Nachdem der Anwohner mit seiner Bitte bei der Verwaltungsspitze, also OB Martin Staab, vorstellig geworden sei, kam der Auftrag erst zur Prüfung und anschließend zur Durchführung zurück. Die Details seien mit dem OB mündlich besprochen worden. Ein schriftlicher Arbeitsauftrag mit Lageplan wird in der Stellungnahme erwähnt und erst nach einer weiteren Anfrage an die Stadtverwaltung öffentlich gestellt.
In dem Lageplan sind die Bereiche nördlich der Kläranlage sowie der Bereich südlich der Kläranlage oberhalb des Spazierwegs rot markiert. Hier sei laut Legende „Rückschnitt notwendig“. Blau markiert ist nur der Bereich direkt am Seeufer, hier solle eventuelle auf Maßnahmen verzichtet werden. Rot markiert ist ebenfalls das Grundstück, welches von dieser Maßnahme profitieren soll.
Das sagt das Landratsamt
Anders als von OB Martin Staab angenommen, erklärt die Untere Naturschutzbehörde des Landratsamts Konstanz auch Teile nördlich der Kläranlage für geschützt. Das Gehölz im Bereich des Radweges und des Bahndamms sei als geschütztes Biotop eingestuft. Lediglich das einreihige Gehölze direkt am Zaun der Kläranlage befinde sich in keinem Schutzgebiet. Die gerodeten Bereiche südlich der Kläranlage sind laut Landratsamt Teil des Natura-2000-Schutzgebietes.

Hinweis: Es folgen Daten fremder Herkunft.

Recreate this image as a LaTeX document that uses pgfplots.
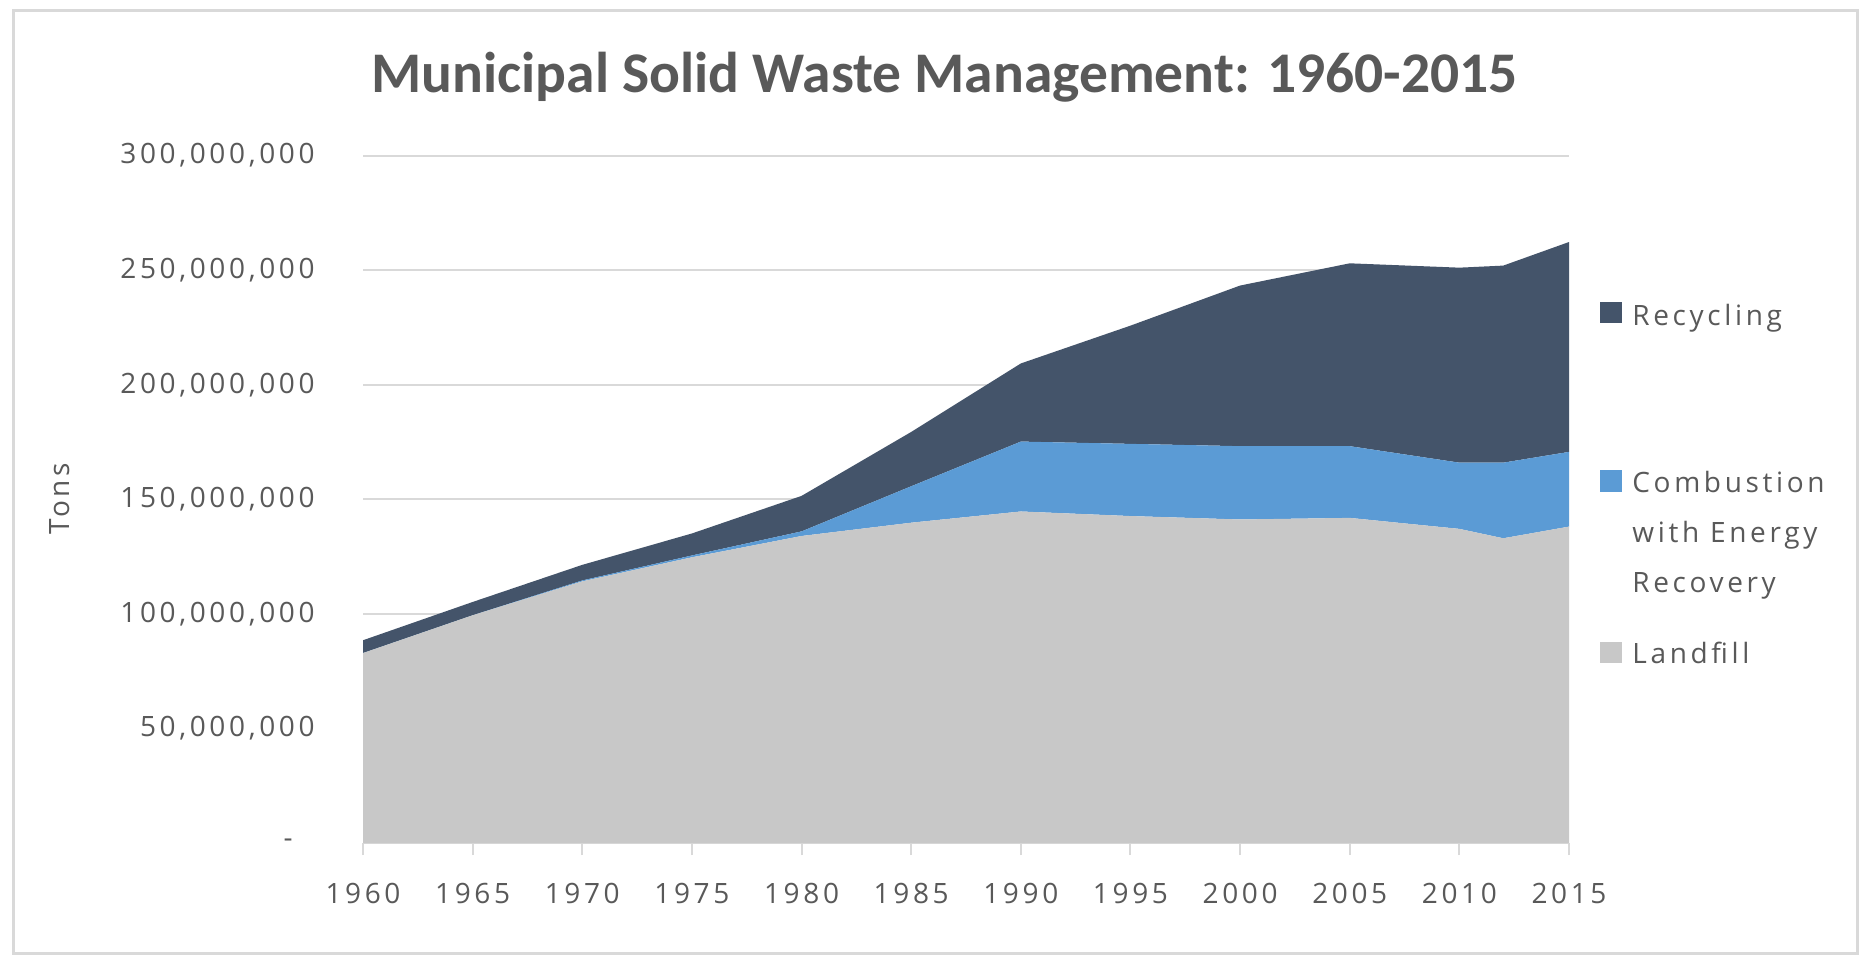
\documentclass[border=0pt]{standalone}
\usepackage{pgfplots}
\pgfplotsset{compat=1.18}
\usepackage{fontspec}
\setmainfont{Open Sans}[LetterSpace=13]
\newfontfamily\titlefont{Carlito}
\definecolor{txt}{HTML}{595959}
\definecolor{recy}{HTML}{44546A}
\definecolor{comb}{HTML}{5B9BD5}
\definecolor{land}{HTML}{C8C8C8}
\definecolor{gridc}{HTML}{D9D9D9}
\newcommand{\lbl}{\fontsize{14bp}{25bp}\selectfont}
\begin{document}
\begin{tikzpicture}
\begin{scope}[x=0.5bp,y=-0.5bp]
\useasboundingbox (0,0) rectangle (1862,957);
\fill[white] (0,0) rectangle (1862,957);
\draw[gridc, line width=1.5bp] (13,10) rectangle (1857,953);
\node[font=\titlefont\bfseries\fontsize{28.75bp}{30bp}\selectfont, text=txt, anchor=base, inner sep=0pt] at (944.7,92.5) {Municipal Solid Waste Management: 1960-2015};
\node[rotate=90, font=\lbl, text=txt, inner sep=0pt] at (60,499) {Tons};
% legend
\fill[recy] (1600,302) rectangle (1622,323);
\node[anchor=base west, font=\lbl, text=txt, inner sep=0pt] at (1632,325) {Recycling};
\fill[comb] (1600,470) rectangle (1622,492);
\node[anchor=base west, font=\lbl, text=txt, inner sep=0pt] at (1632,492) {Combustion};
\node[anchor=base west, font=\lbl, text=txt, inner sep=0pt] at (1632,542) {with Energy};
\node[anchor=base west, font=\lbl, text=txt, inner sep=0pt] at (1632,592) {Recovery};
\fill[land] (1600,642) rectangle (1622,663);
\node[anchor=base west, font=\lbl, text=txt, inner sep=0pt] at (1632,663) {Landfill};
\end{scope}
\begin{axis}[
  at={(181.5bp,-421.5bp)}, anchor=south west,
  scale only axis, width=603bp, height=343.7bp,
  xmin=1960, xmax=2015, ymin=0, ymax=300,
  stack plots=y,
  axis x line*=bottom, axis y line*=left,
  x axis line style={draw=gridc, line width=1bp, -},
  y axis line style={draw=none},
  xtick={1960,1965,...,2015},
  xticklabels={1960,1965,1970,1975,1980,1985,1990,1995,2000,2005,2010,2015},
  ytick={0,50,100,150,200,250,300},
  yticklabels={{-\rule{11bp}{0pt}},{50,000,000},{100,000,000},{150,000,000},{200,000,000},{250,000,000},{300,000,000}},
  ymajorgrids, grid style={gridc, line width=1bp},
  tick align=outside, major tick length=6bp,
  xtick style={draw=gridc, line width=1bp},
  ytick style={draw=none},
  tick label style={font=\lbl, text=txt},
  xticklabel style={anchor=north, inner sep=0pt, yshift=-14bp},
  yticklabel style={anchor=east, inner sep=0pt, xshift=-18bp},
  clip=false,
]
\addplot[fill=land, draw=none] coordinates {
(1960,82.9) (1965,99.4) (1970,114.2) (1975,124.7) (1980,134.0) (1985,139.8) (1990,144.7)
(1995,142.7) (2000,141.2) (2005,141.9) (2010,137.1) (2012,133.0) (2015,138.1)} \closedcycle;
\addplot[fill=comb, draw=none] coordinates {
(1960,0) (1965,0) (1970,0.4) (1975,0.8) (1980,2.0) (1985,15.9) (1990,30.5)
(1995,31.5) (2000,32.0) (2005,31.3) (2010,28.9) (2012,33.0) (2015,32.6)} \closedcycle;
\addplot[fill=recy, draw=none] coordinates {
(1960,5.6) (1965,5.8) (1970,6.8) (1975,9.6) (1980,15.5) (1985,23.7) (1990,34.1)
(1995,51.6) (2000,70.1) (2005,79.8) (2010,85.1) (2012,86.0) (2015,91.6)} \closedcycle;
\end{axis}
\end{tikzpicture}
\end{document}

Ebenfalls stellt die Untere Naturschutzbehörde fest, dass bereit seit 2016 eine Sichtschneise von einem Grundstück zum See bestünde. Dies würden historische Aufnahmen belegen, dass dort schon in den vergangenen Jahren ungenehmigte Rückschnitte stattgefunden hätten. „Seesicht hat nur ein Haus“, heißt es in dem Dokument und die zuständige Abteilung im Radolfzeller Rathaus habe keine dieser Maßnahmen veranlasst.
Juristisch habe man diesen Fall dennoch nicht verfolgt, erklärt Marlene Pellhammer, Pressesprecherin des Landratsamtes, auf Nachfrage: „Es gab keine belastbaren Anhaltspunkte, wonach der Eingriff einem Anwohner konkret zugeordnet werden konnte.“ Das Landratsamt schlägt der Stadt Radolfzell in seiner Stellungnahme vor, auf dem Gelände der Kläranlage einen großkronigen Baum in die Sichtachse zu pflanzen, um weitere Rückschnitte zu verhindern. Laut Nicole Stadach, Sprecherin der Stadt Radolfzell, wolle man dies im Herbst prüfen.